Published: 26 February 2004 08:25 GMT

IBM and the Egyptian Government have launched the results of a $3.5m three year, online multimedia project that reveals 5,000 years of Egyptian history.

The Eternal Egypt project has created a centralised digital database of Egyptian historical and cultural resources taken from nine separate Egyptian sites and museums. Much of the technology used on the project, part of IBM’s corporate social responsibility programme, was developed by IBM Research specifically for this task, building on previous philanthropic projects taken up by the company.

The database includes 32 three dimensional, high resolution images of artefacts (of which only a series of pictures are accessible over the website due to file size), around 2,000 two dimensional images, five 360 degree panoramic webcam views of live sites of historical importance in Egypt, plus many reconstructed lost or damaged sites.

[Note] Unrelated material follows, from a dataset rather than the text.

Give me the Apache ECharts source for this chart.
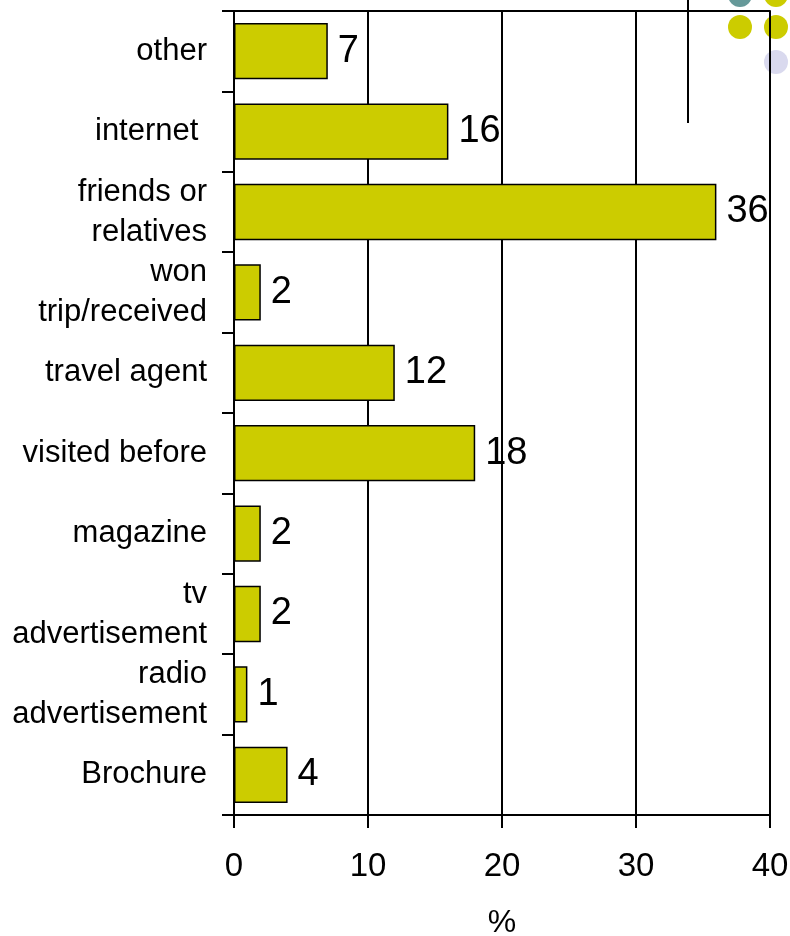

Professor Mohamed Saleh, previously director of the Museum of Egyptology in Cairo, one of the sites involved in the project, and director of the Egyptology unit of The Grand Museum of Egypt which is currently under construction, said: “No one else has tried a project of this cultural scope before."

"Now, everyone in the world, wherever they are, can access information about Egypt. This site can show users how ancient Egyptian inventions such as the folding bed and the sundial have influenced the modern day, and explain Egyptian modern day beliefs.”

Users can access Eternal Egypt via the website or over a mobile phone (dg.eternalegypt.org). Also via those mediums, users can access text to speech technology in English, French and, for the first time, Arabic, for guided tours of specific sites in Egypt. To create Arabic speech to text, IBM developed technology to identify Arabic vowel sounds – which are no longer written in the modern language – so artificial intelligence can translate.

The company donated $2.5m worth of software, hardware and services to the project. However, the donation may prove a profitable investment in the future as IBM claims the patented technology that has come out of the Eternal Egypt project may be made commercially available for design, manufacture and ecommerce, although it has no immediate plans to take the technology beyond its test bed projects.